**EXERCISE**. Give again exactly the lines that run from the start of the records to the line holding "(core) at (486.5,533.5)", both ends counted. Do not include the pictures.

**TASK INPUT**.
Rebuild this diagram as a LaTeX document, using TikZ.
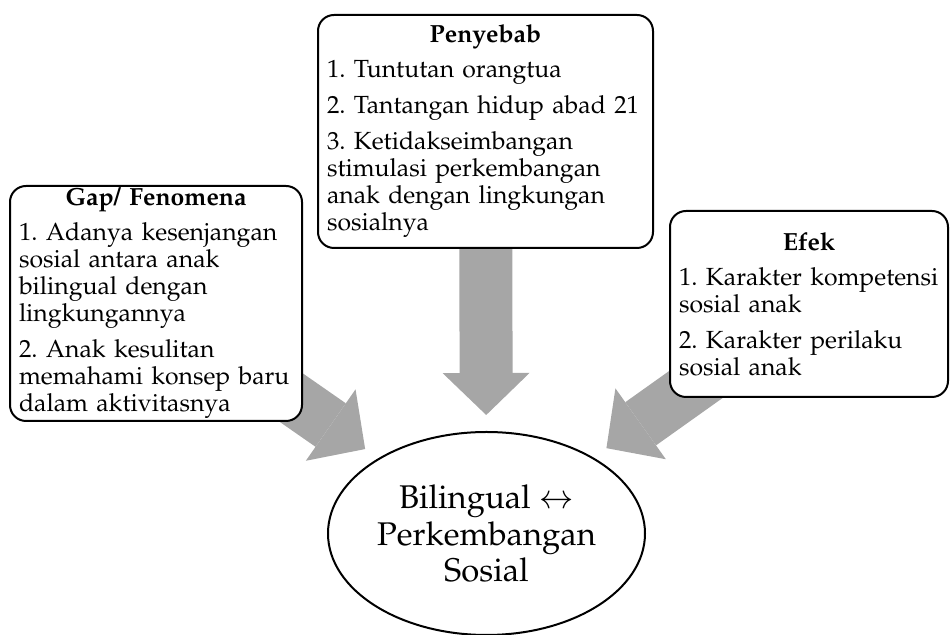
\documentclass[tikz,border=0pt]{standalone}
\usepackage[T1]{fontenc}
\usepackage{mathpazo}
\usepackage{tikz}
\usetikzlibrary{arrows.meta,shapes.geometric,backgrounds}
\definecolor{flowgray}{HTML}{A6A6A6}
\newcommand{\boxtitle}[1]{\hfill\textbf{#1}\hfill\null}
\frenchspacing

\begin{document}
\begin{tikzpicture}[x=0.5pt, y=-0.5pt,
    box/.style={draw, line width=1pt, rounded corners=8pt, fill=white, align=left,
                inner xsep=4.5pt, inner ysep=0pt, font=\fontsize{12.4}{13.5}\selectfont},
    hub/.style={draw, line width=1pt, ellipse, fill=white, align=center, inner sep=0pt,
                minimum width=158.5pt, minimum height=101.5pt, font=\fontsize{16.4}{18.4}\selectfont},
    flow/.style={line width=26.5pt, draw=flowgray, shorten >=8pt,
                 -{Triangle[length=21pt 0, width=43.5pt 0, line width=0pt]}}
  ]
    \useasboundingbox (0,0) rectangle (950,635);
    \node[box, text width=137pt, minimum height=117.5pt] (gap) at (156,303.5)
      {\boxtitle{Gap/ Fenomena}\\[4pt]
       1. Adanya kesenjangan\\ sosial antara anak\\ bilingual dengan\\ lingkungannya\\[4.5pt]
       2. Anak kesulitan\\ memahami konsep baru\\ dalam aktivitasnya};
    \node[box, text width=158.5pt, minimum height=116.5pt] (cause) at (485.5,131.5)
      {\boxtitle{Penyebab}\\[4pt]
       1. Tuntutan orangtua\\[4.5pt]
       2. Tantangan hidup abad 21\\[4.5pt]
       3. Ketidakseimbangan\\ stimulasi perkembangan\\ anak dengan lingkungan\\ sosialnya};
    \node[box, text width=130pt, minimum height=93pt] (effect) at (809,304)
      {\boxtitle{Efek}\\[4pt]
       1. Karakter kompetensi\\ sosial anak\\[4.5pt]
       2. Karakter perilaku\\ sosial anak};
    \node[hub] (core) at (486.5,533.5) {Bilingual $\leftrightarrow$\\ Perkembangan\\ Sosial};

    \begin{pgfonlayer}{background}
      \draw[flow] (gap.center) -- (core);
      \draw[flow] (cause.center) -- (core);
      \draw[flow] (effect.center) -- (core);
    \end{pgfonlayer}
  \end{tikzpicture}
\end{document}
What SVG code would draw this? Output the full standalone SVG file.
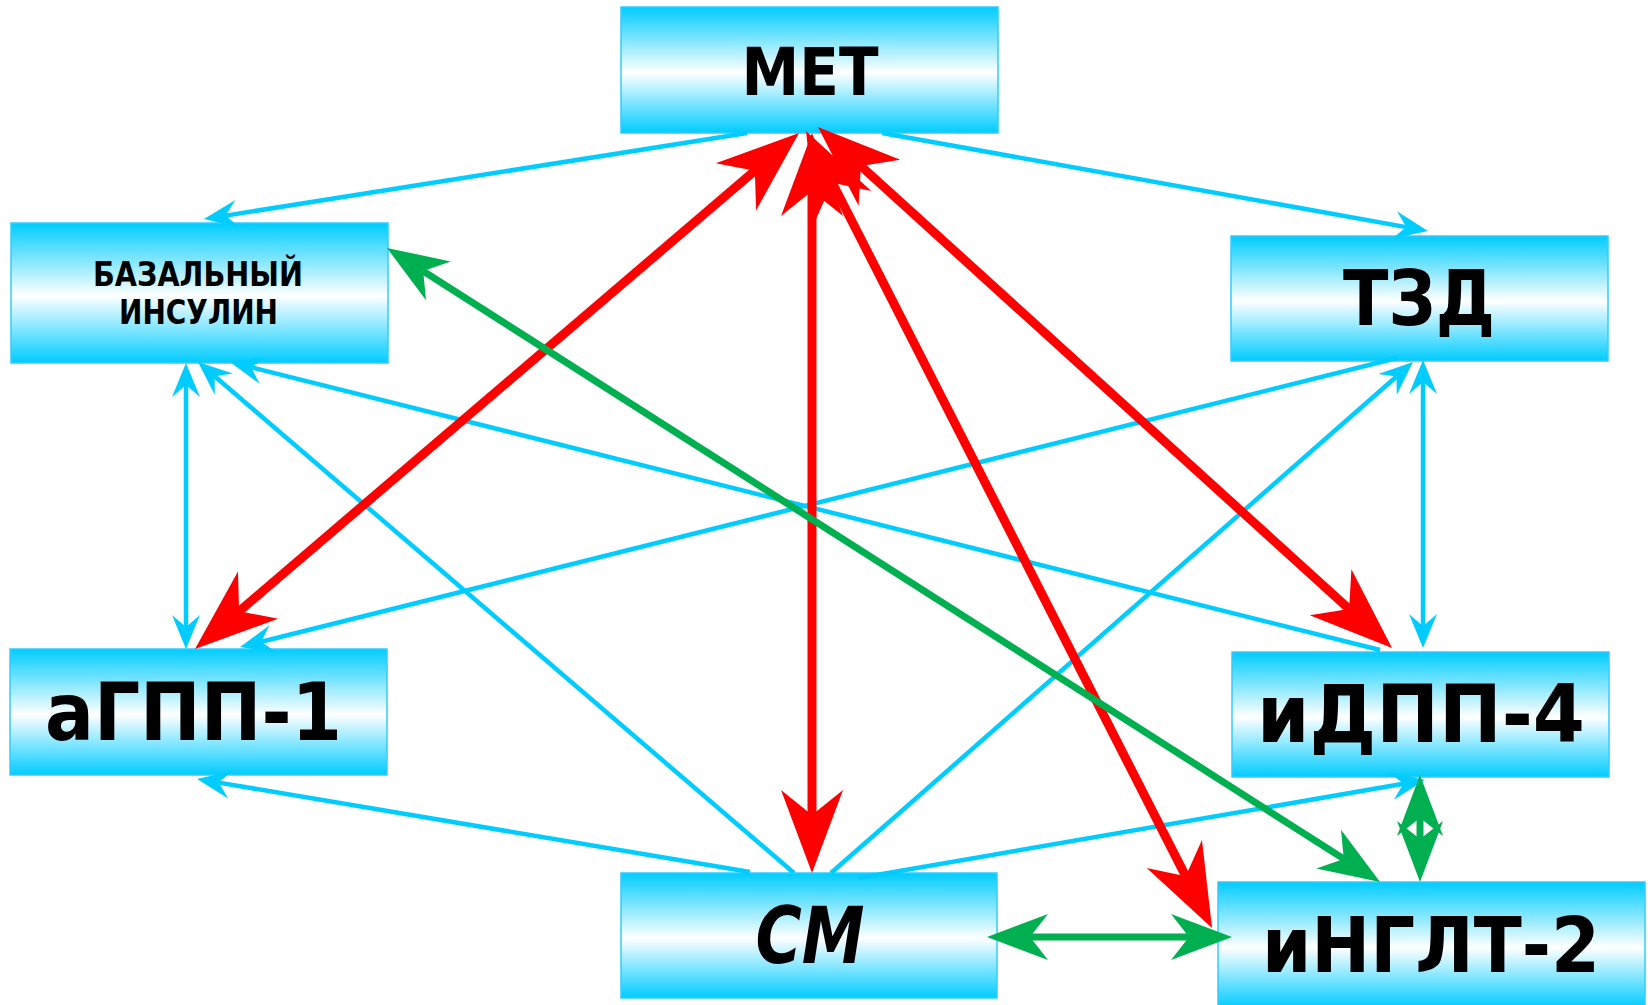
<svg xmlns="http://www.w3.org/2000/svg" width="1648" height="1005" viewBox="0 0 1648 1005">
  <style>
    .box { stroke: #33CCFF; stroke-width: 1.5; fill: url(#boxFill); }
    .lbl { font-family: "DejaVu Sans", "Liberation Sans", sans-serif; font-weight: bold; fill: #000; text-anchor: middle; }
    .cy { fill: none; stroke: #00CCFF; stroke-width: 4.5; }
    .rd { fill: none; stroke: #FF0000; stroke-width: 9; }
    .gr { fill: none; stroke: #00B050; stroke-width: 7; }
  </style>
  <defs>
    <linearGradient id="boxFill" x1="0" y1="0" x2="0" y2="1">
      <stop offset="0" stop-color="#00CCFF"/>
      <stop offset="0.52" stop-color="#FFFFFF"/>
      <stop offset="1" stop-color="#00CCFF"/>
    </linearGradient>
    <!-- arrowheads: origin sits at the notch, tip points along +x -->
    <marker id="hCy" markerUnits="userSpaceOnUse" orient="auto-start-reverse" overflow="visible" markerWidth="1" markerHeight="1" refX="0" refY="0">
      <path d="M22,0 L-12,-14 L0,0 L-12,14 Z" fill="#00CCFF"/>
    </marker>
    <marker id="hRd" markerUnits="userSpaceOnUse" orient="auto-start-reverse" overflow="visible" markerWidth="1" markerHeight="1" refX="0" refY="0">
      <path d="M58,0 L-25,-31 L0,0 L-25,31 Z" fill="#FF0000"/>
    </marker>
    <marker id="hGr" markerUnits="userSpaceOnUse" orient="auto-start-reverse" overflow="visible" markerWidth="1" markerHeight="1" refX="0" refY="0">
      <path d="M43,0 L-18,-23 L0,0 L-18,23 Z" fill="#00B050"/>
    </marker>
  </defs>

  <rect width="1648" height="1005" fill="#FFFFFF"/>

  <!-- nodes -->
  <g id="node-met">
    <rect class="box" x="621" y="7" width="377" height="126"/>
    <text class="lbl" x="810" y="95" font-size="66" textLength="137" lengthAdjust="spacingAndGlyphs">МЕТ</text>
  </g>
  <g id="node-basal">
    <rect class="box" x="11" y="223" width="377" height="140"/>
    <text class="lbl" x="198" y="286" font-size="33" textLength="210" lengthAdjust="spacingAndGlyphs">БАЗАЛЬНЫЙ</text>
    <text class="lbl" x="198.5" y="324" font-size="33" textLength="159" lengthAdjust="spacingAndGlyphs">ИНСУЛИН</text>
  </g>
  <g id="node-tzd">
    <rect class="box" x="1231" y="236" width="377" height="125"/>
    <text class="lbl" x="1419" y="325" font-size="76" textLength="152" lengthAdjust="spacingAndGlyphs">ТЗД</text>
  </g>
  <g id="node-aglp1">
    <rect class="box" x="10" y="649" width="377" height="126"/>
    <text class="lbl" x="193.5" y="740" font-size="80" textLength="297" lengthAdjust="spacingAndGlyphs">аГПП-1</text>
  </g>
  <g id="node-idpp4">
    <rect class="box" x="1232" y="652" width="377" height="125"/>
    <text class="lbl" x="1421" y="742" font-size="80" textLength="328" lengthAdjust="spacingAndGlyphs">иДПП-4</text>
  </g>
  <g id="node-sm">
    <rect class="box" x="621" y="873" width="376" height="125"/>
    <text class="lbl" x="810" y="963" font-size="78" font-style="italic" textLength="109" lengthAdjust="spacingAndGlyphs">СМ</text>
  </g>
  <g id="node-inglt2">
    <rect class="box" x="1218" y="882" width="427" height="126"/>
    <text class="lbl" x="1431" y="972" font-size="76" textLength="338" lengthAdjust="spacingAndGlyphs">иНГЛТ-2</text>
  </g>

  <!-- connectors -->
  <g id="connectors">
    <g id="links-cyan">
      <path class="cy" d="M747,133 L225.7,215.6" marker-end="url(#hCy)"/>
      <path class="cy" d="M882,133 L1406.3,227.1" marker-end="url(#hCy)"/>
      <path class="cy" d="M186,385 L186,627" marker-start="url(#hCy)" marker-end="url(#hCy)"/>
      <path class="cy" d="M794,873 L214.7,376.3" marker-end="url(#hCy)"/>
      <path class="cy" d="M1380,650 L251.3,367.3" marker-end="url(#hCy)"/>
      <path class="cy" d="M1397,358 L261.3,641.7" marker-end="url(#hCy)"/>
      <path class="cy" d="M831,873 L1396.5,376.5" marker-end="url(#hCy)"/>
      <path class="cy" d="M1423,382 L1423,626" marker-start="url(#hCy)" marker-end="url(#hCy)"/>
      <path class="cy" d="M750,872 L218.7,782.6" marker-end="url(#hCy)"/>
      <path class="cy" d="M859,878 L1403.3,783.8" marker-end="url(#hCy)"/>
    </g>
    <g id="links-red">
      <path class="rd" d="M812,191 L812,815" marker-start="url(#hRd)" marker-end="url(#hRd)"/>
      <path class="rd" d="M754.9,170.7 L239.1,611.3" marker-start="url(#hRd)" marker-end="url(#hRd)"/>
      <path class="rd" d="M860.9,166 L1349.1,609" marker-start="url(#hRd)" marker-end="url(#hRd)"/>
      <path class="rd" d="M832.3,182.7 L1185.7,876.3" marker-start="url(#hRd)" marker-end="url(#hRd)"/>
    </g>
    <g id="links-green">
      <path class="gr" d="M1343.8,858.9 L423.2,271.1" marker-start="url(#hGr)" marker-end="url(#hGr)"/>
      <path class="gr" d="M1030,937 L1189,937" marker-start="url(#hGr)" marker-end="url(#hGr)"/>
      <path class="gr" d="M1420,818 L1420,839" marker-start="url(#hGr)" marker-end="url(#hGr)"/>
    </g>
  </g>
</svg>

**WORKED ANSWER**.
Rebuild this diagram as a LaTeX document, using TikZ.
\documentclass[tikz,border=0pt]{standalone}
\usepackage[T1]{fontenc}
\usepackage{mathpazo}
\usepackage{tikz}
\usetikzlibrary{arrows.meta,shapes.geometric,backgrounds}
\definecolor{flowgray}{HTML}{A6A6A6}
\newcommand{\boxtitle}[1]{\hfill\textbf{#1}\hfill\null}
\frenchspacing

\begin{document}
\begin{tikzpicture}[x=0.5pt, y=-0.5pt,
    box/.style={draw, line width=1pt, rounded corners=8pt, fill=white, align=left,
                inner xsep=4.5pt, inner ysep=0pt, font=\fontsize{12.4}{13.5}\selectfont},
    hub/.style={draw, line width=1pt, ellipse, fill=white, align=center, inner sep=0pt,
                minimum width=158.5pt, minimum height=101.5pt, font=\fontsize{16.4}{18.4}\selectfont},
    flow/.style={line width=26.5pt, draw=flowgray, shorten >=8pt,
                 -{Triangle[length=21pt 0, width=43.5pt 0, line width=0pt]}}
  ]
    \useasboundingbox (0,0) rectangle (950,635);
    \node[box, text width=137pt, minimum height=117.5pt] (gap) at (156,303.5)
      {\boxtitle{Gap/ Fenomena}\\[4pt]
       1. Adanya kesenjangan\\ sosial antara anak\\ bilingual dengan\\ lingkungannya\\[4.5pt]
       2. Anak kesulitan\\ memahami konsep baru\\ dalam aktivitasnya};
    \node[box, text width=158.5pt, minimum height=116.5pt] (cause) at (485.5,131.5)
      {\boxtitle{Penyebab}\\[4pt]
       1. Tuntutan orangtua\\[4.5pt]
       2. Tantangan hidup abad 21\\[4.5pt]
       3. Ketidakseimbangan\\ stimulasi perkembangan\\ anak dengan lingkungan\\ sosialnya};
    \node[box, text width=130pt, minimum height=93pt] (effect) at (809,304)
      {\boxtitle{Efek}\\[4pt]
       1. Karakter kompetensi\\ sosial anak\\[4.5pt]
       2. Karakter perilaku\\ sosial anak};
    \node[hub] (core) at (486.5,533.5) {Bilingual $\leftrightarrow$\\ Perkembangan\\ Sosial};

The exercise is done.